If the past 15 years of the internet have been defined by algorithmic feeds that curate and recommend content, the next 15 years will be defined by AI and data helping create, personalize, and animate the content itself. Our industry will expand beyond AI-powered curation (feeds), to AI-powered creation (content). AI opens up a new era of creativity, where creative humans like us play a key role providing the ideas, cultural currency, inspired prompts, IP, and formats that come to life using the newest technologies. (source)

Buzzfeed, though, is not a platform. It's an integrator that creates the content itself, as opposed to aggregators like Shutterstock, Yelp, IMDB or G2 that get the content from their users. When it comes to training data, aggregators have a big leg up over integrators since they have more and uniform content they can use to train models. Integrators, on the other hand, would be at the receiving end of AI models and likely don't have enough data to train their own.

Marketing implications from paid AI training data

If big content platforms train their own AI models on their content, each of them could release a Chat GPT-like interface that competes with OpenAI, Stability AI, Jasper and others.

For example:

  • Stock photo sites would compete with DALL-E 2, Stable Diffusion and other generative AI providers
  • Wikipedia, Quora & co would compete with Chat GPT and other AI chatbots
  • GitHub would likely remain the destination for AI-assisted coding but might get competition from Stack Overflow, BitBucket, GitLab and other developer platforms
  • Spotify, Apple Music and other music streaming platforms could train models on their content and provide alternatives to playlists with fine tuned recommendations based on inputs ("Play me a song like 'die for you' but faster")
  • IMDB would train a model on its movie reviews and give users perfect movie recommendations based on their mood
  • Yelp, Tripadvisor and Google would train a model on their local reviews and give users perfect restaurant, bar and hotel recommendations based on their location and taste
  • G2 would train a model on its software reviews and give users perfect software recommendations based on their stack

Aggregators would turn into integrators with the help of AI and training on the content they have today. The platforms we thought AI to replace might become more powerful.

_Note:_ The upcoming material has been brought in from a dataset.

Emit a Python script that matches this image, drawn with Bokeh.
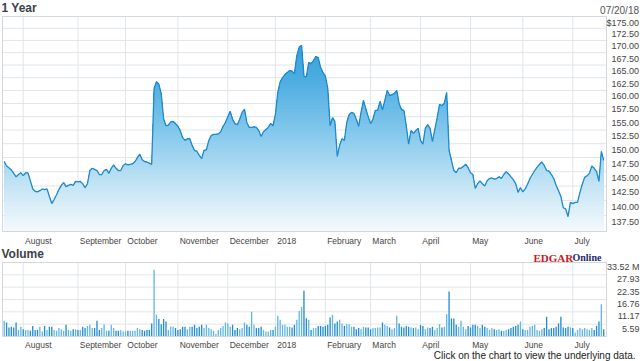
import numpy as np
from bokeh.plotting import figure
from bokeh.models import ColumnDataSource, Range1d, LinearScale
from bokeh.core.properties import value
from bokeh.embed import file_html
from bokeh.resources import INLINE

# ---------------- data ----------------
as_of_label = "07/20/18"
month_labels = ["August", "September", "October", "November", "December", "2018",
                "February", "March", "April", "May", "June", "July"]
# trading-day index of the first session of each month
month_start = [8, 31, 51, 73, 94, 114, 135, 154, 175, 196, 218, 239]

price_ticks = [137.5, 140.0, 142.5, 145.0, 147.5, 150.0, 152.5, 155.0,
               157.5, 160.0, 162.5, 165.0, 167.5, 170.0, 172.5, 175.0]
price_tick_labels = ["137.50", "140.00", "142.50", "145.00", "147.50", "150.00",
                     "152.50", "155.00", "157.50", "160.00", "162.50", "165.00",
                     "167.50", "170.00", "172.50", "$175.00"]
volume_ticks = [5.59, 11.17, 16.76, 22.35, 27.93, 33.52]
volume_tick_labels = ["5.59", "11.17", "16.76", "22.35", "27.93", "33.52 M"]

close = [
    146.8, 146.0, 145.7, 145.3, 144.7, 144.1, 144.5, 144.8, 144.3, 144.8,
    144.8, 143.4, 142.0, 141.6, 141.5, 141.7, 142.0, 141.9, 142.0, 140.7,
    139.5, 140.2, 141.0, 141.9, 142.6, 143.1, 142.4, 142.6, 142.8, 142.6,
    143.3, 143.2, 143.3, 142.9, 142.2, 142.9, 145.2, 145.6, 145.4, 145.2,
    144.5, 144.5, 145.2, 145.4, 144.7, 145.6, 146.2, 145.6, 145.2, 145.2,
    146.1, 146.4, 146.2, 146.3, 146.4, 146.8, 147.5, 148.1, 147.1, 146.8,
    146.7, 146.5, 146.3, 160.4, 161.7, 161.2, 159.4, 154.6, 153.3, 153.4,
    154.0, 154.1, 153.7, 153.2, 152.4, 151.1, 150.6, 150.9, 150.9, 149.7,
    148.8, 148.6, 147.9, 147.3, 148.8, 148.9, 150.6, 151.5, 151.7, 151.7,
    151.8, 152.2, 153.2, 153.9, 155.0, 156.0, 154.5, 153.7, 153.5, 154.5,
    155.8, 156.4, 153.9, 153.0, 153.0, 153.1, 153.0, 152.4, 151.3, 152.2,
    152.6, 153.0, 153.7, 153.3, 155.4, 159.6, 161.7, 162.5, 163.1, 163.5,
    163.9, 163.8, 163.3, 166.9, 168.6, 169.0, 162.8, 162.6, 165.5, 165.3,
    165.9, 166.7, 166.5, 164.5, 163.5, 162.8, 160.4, 153.3, 154.8, 154.1,
    147.7, 149.7, 150.9, 150.6, 153.9, 155.4, 155.8, 155.6, 154.5, 153.2,
    155.8, 158.1, 156.5, 155.0, 153.7, 154.5, 156.2, 156.2, 157.9, 156.3,
    158.1, 160.0, 159.0, 159.2, 159.4, 160.0, 157.5, 156.3, 156.2, 153.3,
    149.9, 152.4, 151.9, 152.4, 152.8, 150.6, 149.9, 152.8, 153.5, 152.8,
    150.4, 152.6, 154.8, 157.3, 157.1, 157.5, 159.6, 148.8, 147.0, 145.2,
    144.8, 145.6, 145.6, 145.9, 146.3, 145.7, 144.8, 144.5, 142.1, 142.9,
    143.4, 142.9, 142.5, 143.4, 143.8, 143.9, 143.7, 143.8, 144.1, 143.8,
    144.5, 145.0, 144.6, 144.1, 143.6, 142.9, 141.4, 142.2, 141.5, 142.0,
    142.8, 143.8, 144.5, 145.2, 145.8, 146.3, 146.7, 146.1, 145.2, 145.1,
    144.5, 143.8, 142.6, 141.7, 140.7, 138.8, 138.6, 137.3, 139.7, 139.5,
    139.7, 139.7, 141.4, 142.8, 144.0, 144.3, 144.7, 146.0, 145.6, 145.0,
    143.3, 148.6, 147.0,
]

volume_m = [
    7.1, 6.3, 4.1, 4.4, 4.1, 6.3, 3.0, 4.4, 3.3, 3.0,
    3.0, 2.6, 4.8, 3.0, 3.0, 4.4, 2.3, 4.8, 3.0, 4.4,
    4.4, 3.0, 2.6, 3.8, 3.3, 2.6, 5.3, 3.0, 2.6, 3.3,
    3.3, 3.0, 3.0, 4.4, 3.8, 4.8, 5.3, 3.8, 3.8, 7.1,
    3.0, 3.8, 5.6, 2.6, 2.6, 5.3, 3.8, 2.6, 2.6, 3.0,
    2.3, 2.3, 2.6, 2.6, 2.6, 2.6, 3.8, 3.3, 3.0, 2.6,
    3.0, 3.0, 5.9, 30.2, 9.8, 7.9, 5.6, 7.9, 6.8, 3.0,
    4.5, 4.4, 3.8, 3.0, 3.3, 4.4, 4.4, 3.3, 4.4, 4.4,
    5.3, 3.8, 4.4, 5.3, 3.8, 5.3, 3.8, 3.3, 2.6, 1.1,
    3.0, 3.8, 4.8, 6.3, 5.9, 4.4, 5.3, 3.0, 3.8, 3.3,
    3.8, 6.3, 5.3, 4.4, 11.2, 5.3, 3.8, 3.8, 4.4, 3.0,
    2.3, 2.3, 3.0, 3.0, 4.4, 9.4, 7.6, 5.3, 5.3, 4.4,
    4.4, 4.1, 5.3, 7.6, 11.6, 13.4, 20.7, 8.3, 7.6, 3.0,
    3.8, 3.8, 4.8, 4.8, 4.4, 4.8, 5.3, 8.6, 9.8, 5.9,
    6.8, 7.6, 5.9, 4.8, 5.6, 5.6, 4.4, 4.4, 3.3, 3.8,
    3.3, 4.4, 4.1, 4.1, 3.3, 3.8, 3.8, 4.1, 4.1, 6.3,
    5.3, 4.8, 4.1, 3.3, 3.8, 9.4, 5.9, 4.4, 4.1, 4.8,
    4.4, 4.1, 3.8, 4.1, 3.3, 5.3, 4.8, 3.3, 4.1, 3.8,
    4.4, 2.9, 3.8, 5.6, 4.1, 4.4, 10.1, 20.4, 8.2, 8.2,
    5.3, 4.4, 7.1, 4.4, 3.3, 4.8, 4.1, 5.3, 5.3, 4.8,
    3.8, 5.3, 4.4, 3.8, 3.0, 3.8, 3.3, 3.0, 3.3, 2.6,
    2.6, 3.0, 3.3, 3.8, 4.4, 4.8, 5.3, 6.8, 3.3, 3.0,
    3.0, 4.4, 4.8, 5.3, 3.0, 2.6, 3.3, 3.8, 8.9, 3.3,
    3.8, 3.8, 4.4, 5.9, 8.9, 4.1, 3.8, 4.4, 4.1, 3.8,
    1.8, 3.0, 3.8, 3.3, 3.8, 3.3, 3.0, 3.8, 3.0, 4.8,
    6.8, 14.6, 3.3,
]

# ---------------- layout (pixel geometry of the canvas) ----------------
W, H = 640, 361
X0_PX, XPX = 3.7, 2.379          # pixel of first session, pixels per session
PANEL_L, PANEL_R = 2, 606
P_TOP_PX, P_BOT_PX = 16, 231
V_TOP_PX, V_BOT_PX = 262, 336
P_HI, P_LO = 175.0, 134.86
V_HI = 33.52


def px_x(px):
    return (px - X0_PX) / XPX


LP = (np.log(P_HI) - np.log(P_LO)) / (P_BOT_PX - P_TOP_PX)


def px_p(py):
    return float(np.exp(np.log(P_HI) - (py - P_TOP_PX) * LP))


LV = V_HI / (V_BOT_PX - V_TOP_PX)


def px_v(py):
    return V_HI - (py - V_TOP_PX) * LV


GRID = "#e1e5eb"
OUTLINE = "#d2d7de"
TXT = "#444444"
TITLE_C = "#3b414c"
SANS = "Liberation Sans"
SERIF = "Liberation Serif"
LINE_C = "#1c8ace"
UP_C, DOWN_C = "#62b6e4", "#1f8bd0"

N = len(close)
idx = np.arange(N)
XL, XR = px_x(PANEL_L), px_x(PANEL_R)

p = figure(width=W, height=H, x_range=Range1d(px_x(0), px_x(W)),
           y_range=Range1d(px_p(H), px_p(0)), y_axis_type="log",
           extra_y_ranges={"vol": Range1d(px_v(H), px_v(0))},
           extra_y_scales={"vol": LinearScale()},
           x_axis_location=None, y_axis_location=None, title=None,
           toolbar_location=None, output_backend="svg",
           min_border=0, min_border_left=0, min_border_right=0,
           min_border_top=0, min_border_bottom=0,
           background_fill_color="white", border_fill_color="white",
           outline_line_color=None)
p.xgrid.visible = False
p.ygrid.visible = False

# ---- price panel grid ----
p.segment(x0=[XL] * len(price_ticks), x1=[XR] * len(price_ticks),
          y0=price_ticks, y1=price_ticks, line_color=GRID, line_width=1)
p.segment(x0=month_start, x1=month_start, y0=[P_LO] * len(month_start),
          y1=[P_HI] * len(month_start), line_color=GRID, line_width=1)


# ---- gradient area under the price line ----
def capped(x, L, c):
    xs, ls = [float(x[0])], [min(L[0], c)]
    for i in range(len(x) - 1):
        a, b = L[i], L[i + 1]
        if (a - c) * (b - c) < 0:
            t = (c - a) / (b - a)
            xs.append(float(x[i] + t * (x[i + 1] - x[i])))
            ls.append(c)
        xs.append(float(x[i + 1]))
        ls.append(min(b, c))
    return np.array(xs), np.array(ls)


stops_t = [0.0, 0.3, 0.55, 0.8, 1.0]
stops_c = [(40, 148, 210), (78, 174, 226), (135, 202, 237), (200, 230, 246), (246, 250, 253)]


def grad(t):
    r = np.interp(t, stops_t, [c[0] for c in stops_c])
    g = np.interp(t, stops_t, [c[1] for c in stops_c])
    b = np.interp(t, stops_t, [c[2] for c in stops_c])
    return "#%02x%02x%02x" % (int(r), int(g), int(b))


L = np.log(np.asarray(close, dtype=float))
lo, hi = np.log(P_LO), np.log(P_HI)
NB = 70
edges = np.linspace(lo, hi, NB + 1)
for k in range(NB - 1, -1, -1):
    xs, ls = capped(idx, L, edges[k + 1])
    t = (hi - 0.5 * (edges[k] + edges[k + 1])) / (hi - lo)
    p.varea(x=xs, y1=np.full(len(xs), P_LO), y2=np.exp(ls), fill_color=grad(t))

p.line(idx, close, line_color=LINE_C, line_width=1.3)
p.quad(left=[XL], right=[XR], bottom=[P_LO], top=[P_HI], fill_color=None,
       line_color=OUTLINE, line_width=1)

# ---- volume panel ----
p.segment(x0=[XL] * len(volume_ticks), x1=[XR] * len(volume_ticks),
          y0=volume_ticks, y1=volume_ticks, line_color=GRID, line_width=1,
          y_range_name="vol")
p.segment(x0=month_start, x1=month_start, y0=[0] * len(month_start),
          y1=[V_HI] * len(month_start), line_color=GRID, line_width=1,
          y_range_name="vol")
bar_colors = [UP_C if i == 0 or close[i] >= close[i - 1] else DOWN_C for i in range(N)]
src_v = ColumnDataSource(dict(x=idx, top=volume_m, c=bar_colors))
p.vbar(x="x", top="top", bottom=0, width=0.55, source=src_v, fill_color="c",
       line_color=None, y_range_name="vol")
p.quad(left=[XL], right=[XR], bottom=[0], top=[V_HI], fill_color=None,
       line_color=OUTLINE, line_width=1, y_range_name="vol")

# ---- texts ----
def txt(x, y, text, size, color=TXT, align="left", baseline="middle", font=SANS,
        style="normal", y_offset=0, x_offset=0, rng="default"):
    p.text(x=x, y=y, text=text, text_font=value(font), text_font_size=value(size),
           text_color=color, text_align=align, text_baseline=baseline,
           text_font_style=style, y_offset=y_offset, x_offset=x_offset,
           y_range_name=rng)


txt([px_x(1)], [px_p(7.5)], ["1 Year"], "12px", color=TITLE_C, style="bold")
txt([px_x(638.5)], [px_p(9.5)], [as_of_label], "10px", color="#555555", align="right")
txt([px_x(638.5)] * len(price_ticks), price_ticks, price_tick_labels, "9px",
    align="right", y_offset=6)
txt(month_start, [px_p(240)] * len(month_start), month_labels, "8.5px", x_offset=1.8)

txt([px_x(1)], [px_v(253)], ["Volume"], "12px", color=TITLE_C, style="bold", rng="vol")
txt([px_x(533)], [px_v(257)], ["EDGAR"], "11px", color="#d1141b", baseline="alphabetic",
    font=SERIF, style="bold", rng="vol")
txt([px_x(572)], [px_v(257)], ["Online"], "10px", color="#1b2a6e", baseline="alphabetic",
    font=SERIF, style="bold", rng="vol")
txt([px_x(639)] * len(volume_ticks), volume_ticks, volume_tick_labels, "9px",
    align="right", y_offset=4.5, rng="vol")
txt(month_start, [px_v(344)] * len(month_start), month_labels, "8.5px", x_offset=1.8,
    rng="vol")
txt([px_x(635)], [px_v(355)], ["Click on the chart to view the underlying data."],
    "10px", color="#222222", align="right", rng="vol")

open("out.html", "w").write(file_html(p, INLINE))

The big platforms might still leverage SEO and similar growth channels to drive traffic, but the customer experience would be superior because visitors could simply engage with a user interface á la Chat GPT and get their answers directly. As a result, word of mouth, direct traffic and brand awareness might increase significantly, driven by an outstanding user experience.

At the same time, if the big content platforms trained their own models and released Chat GPT-like user interfaces, Google would face significant challenges and lose even more market share for vertical-specific searches. Search as a whole could become more fragmented.